In 1907, the musicologist Cecil Sharp drew an interesting parallel between the development of folk songs and the evolution of animal species by natural selection:
In the evolution of species of the animal and vegetable worlds, those variations will be preserved, which are of advantage to their possessors in the competition for existence. In the evolution of folk-tunes, as we have already seen, the corresponding principle of selection is the taste of the community. Those tune-variations, which appeal to the community, will be perpetuated as against those which attract the individual only.
…
Of the innumerable changes made by individual singers, only those that win general approval are perpetuated; the rest, being ignored, pass into oblivion.
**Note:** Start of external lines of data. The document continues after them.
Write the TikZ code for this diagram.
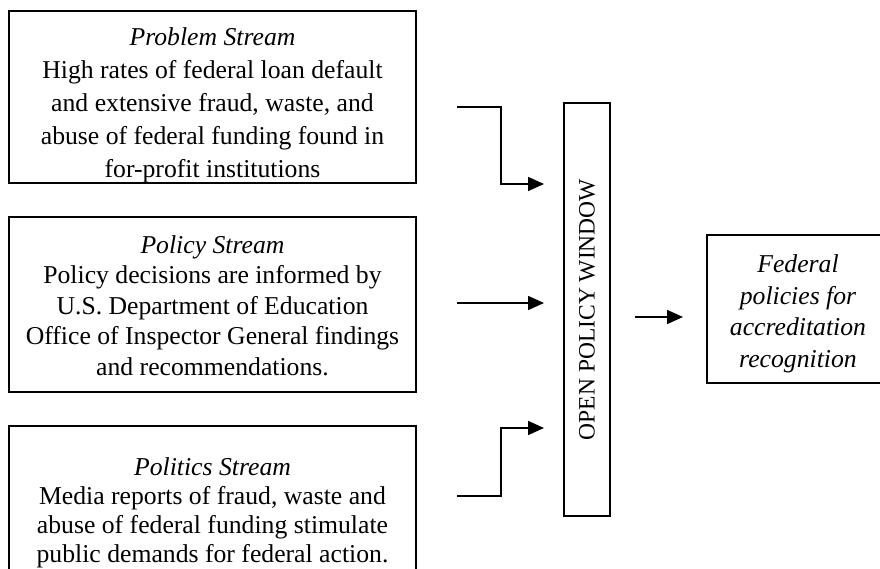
\documentclass[tikz,border=0pt]{standalone}
\usepackage{fontspec}
\setmainfont{Liberation Serif}
\usetikzlibrary{arrows.meta}

\tikzset{
    streambox/.style={draw, line width=1.6pt, minimum width=407pt},
    streamtext/.style={align=center, inner sep=0pt, font=\fontsize{25.7}{#1}\selectfont},
    flow/.style={line width=1.6pt, -{Triangle[length=16pt, width=14pt]}}
}

\begin{document}
\begin{tikzpicture}[x=1pt, y=-1pt]
        \useasboundingbox (0, 0) rectangle (880, 569);

        % Draw the three stream boxes
        \node[streambox, minimum height=172pt] (problem) at (212.5, 97) {};
        \node[streamtext=33] (problemtext) at ([yshift=-8pt]problem.center)
            {\textit{Problem Stream}\\High rates of federal loan default\\and extensive fraud, waste, and\\abuse of federal funding found in\\for-profit institutions};

        \node[streambox, minimum height=175pt] (policy) at (212.5, 304.5) {};
        \node[streamtext=30.5] (policytext) at ([yshift=-1pt]policy.center)
            {\textit{Policy Stream}\\Policy decisions are informed by\\U.S. Department of Education\\Office of Inspector General findings\\and recommendations.};

        \node[streambox, minimum height=172pt] (politics) at (212.5, 512) {};
        \node[streamtext=29] (politicstext) at ([yshift=-1pt]politics.center)
            {\textit{Politics Stream}\\Media reports of fraud, waste and\\abuse of federal funding stimulate\\public demands for federal action.};

        % Draw the policy window
        \node[draw, line width=1.6pt, rotate=90, minimum width=413pt, minimum height=46pt,
            inner sep=0pt, font=\fontsize{23.5}{28}\selectfont] (window) at (587, 309.5)
            {OPEN POLICY WINDOW};

        % Draw the outcome box
        \node[draw, line width=1.6pt, minimum width=182pt, minimum height=148pt] (outcome) at (798, 309) {};
        \node[streamtext=31.5, font=\fontsize{25.7}{31.5}\selectfont\itshape] (outcometext)
            at ([yshift=-5pt]outcome.center)
            {Federal\\policies for\\accreditation\\recognition};

        % Draw the arrows into the window
        \coordinate (probstart) at (457, 107);
        \coordinate (probend) at (544, 184);
        \draw[flow] (probstart) -- ++(44, 0) |- (probend);

        \coordinate (polstart) at (457, 303);
        \coordinate (polend) at (544, 303);
        \draw[flow] (polstart) -- (polend);

        \coordinate (poltstart) at (457, 496);
        \coordinate (poltend) at (544, 428);
        \draw[flow] (poltstart) -- ++(44, 0) |- (poltend);

        % Draw the arrow out of the window
        \coordinate (outstart) at (635, 317);
        \coordinate (outend) at (683, 317);
        \draw[flow] (outstart) -- (outend);
    \end{tikzpicture}
\end{document}
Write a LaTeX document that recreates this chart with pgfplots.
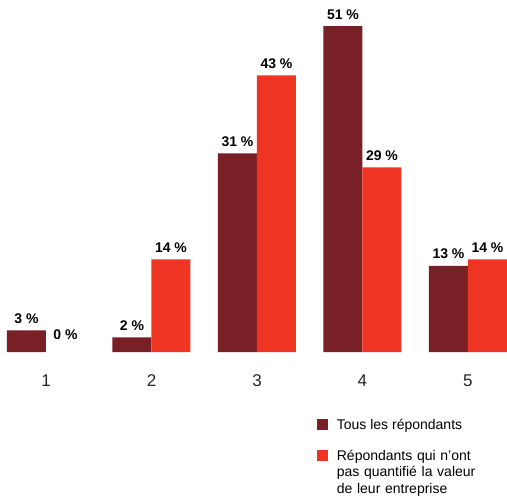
\documentclass[border=0pt]{standalone}
\usepackage{fontspec}
\setmainfont{Liberation Sans}
\usepackage{pgfplots}
\pgfplotsset{compat=1.18}
\definecolor{darkred}{HTML}{782025}
\definecolor{brightred}{HTML}{EE3524}
\begin{document}
\begin{tikzpicture}
\begin{axis}[
  scale only axis, width=507pt, height=352pt,
  xmin=0.564, xmax=5.37, ymin=0, ymax=55.09,
  axis line style={draw=none},
  major tick length=0pt,
  ytick=\empty,
  xtick={1,2,3,4,5},
  xticklabels={1,2,3,4,5},
  ybar, bar width=39pt,
  nodes near coords, point meta=explicit symbolic,
  every node near coord/.append style={font=\fontsize{14}{16}\selectfont\bfseries, anchor=base, yshift=7pt, inner sep=0pt, text=black},
  xticklabel style={font=\fontsize{17}{20}\selectfont, anchor=base, yshift=-34pt, text=black!85},
  legend style={at={(axis description cs:0.625,-0.19)}, anchor=north west, draw=none, fill=none,
    inner sep=0pt, outer sep=0pt, row sep=19pt, column sep=9pt,
    nodes={inner sep=0pt, outer sep=0pt, anchor=base west}, font=\fontsize{14}{16.5}\selectfont},
  legend cell align=left,
  legend image code/.code={\fill[#1,draw=none] (0pt,-1pt) rectangle (11pt,10pt);},
]
\addplot[fill=darkred, draw=none, bar shift=-19.5pt] coordinates {(1,3.4)[3 \%] (2,2.3)[2 \%] (3,31.1)[31 \%] (4,51)[51 \%] (5,13.5)[13 \%]};
\addlegendentry{Tous les répondants}
\addplot[fill=brightred, draw=none, bar shift=19.5pt] coordinates {(2,14.5)[14 \%] (3,43.3)[43 \%] (4,28.9)[29 \%] (5,14.5)[14 \%]};
\addlegendentry[text width=168pt, align=left, text depth=41pt]{Répondants qui n’ont\newline pas quantifié la valeur\newline de leur entreprise}
\addplot[fill=none, draw=none, bar shift=19.5pt, forget plot] coordinates {(1,0)[\raisebox{6pt}{0 \%}]};
\end{axis}
\end{tikzpicture}
\end{document}
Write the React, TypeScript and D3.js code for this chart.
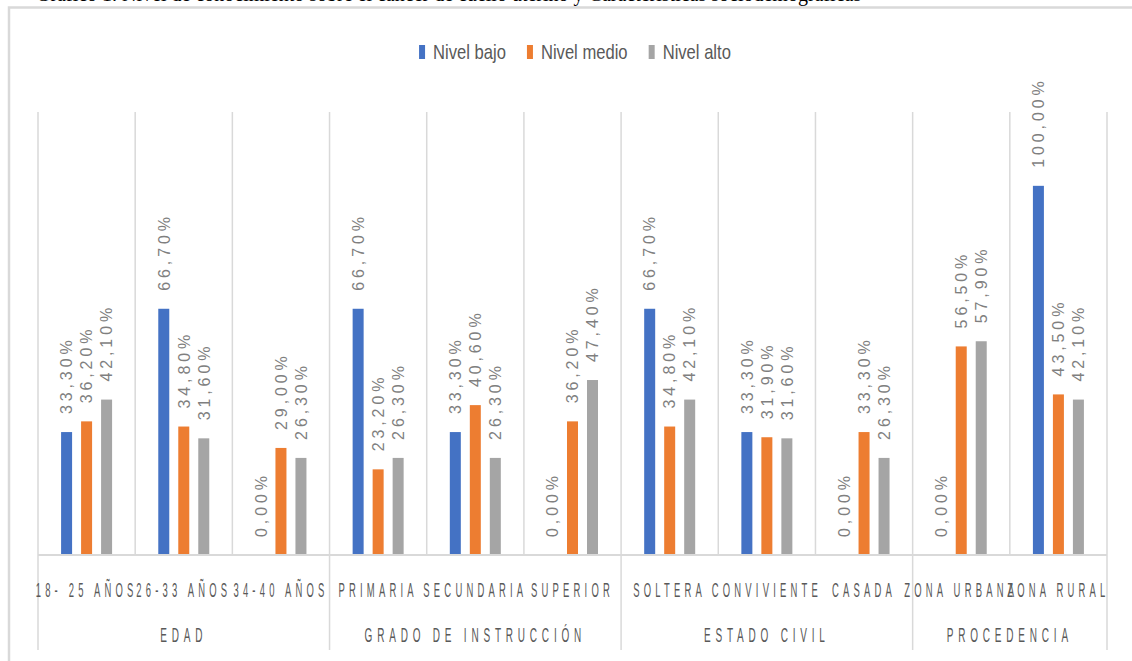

The causes which lead to variation have no material significance. They may or may not be relevant to the issue. The starling, for instance, may have left the ranks with the express purpose of luring the flock in its direction; but, more probably, its action was due to something else, to mere waywardness or to the search for food.
In like manner, the changes which singers, introduce into the words or melodies of their songs, proceed from many causes, forgetfulness, chance, accident and whatnot; but very rarely, if ever, from a definite and conscious desire to improve.
It makes little sense to say a particular person wrote a song like, say, The Cuckoo in any of its various versions. Individual musicians may have contributed a verse, line, or melody, but the song as its recorded is the creation of a process, not of a lone songwriter – just an animal species is not the result of deliberate design, but is instead the result of the process of natural selection.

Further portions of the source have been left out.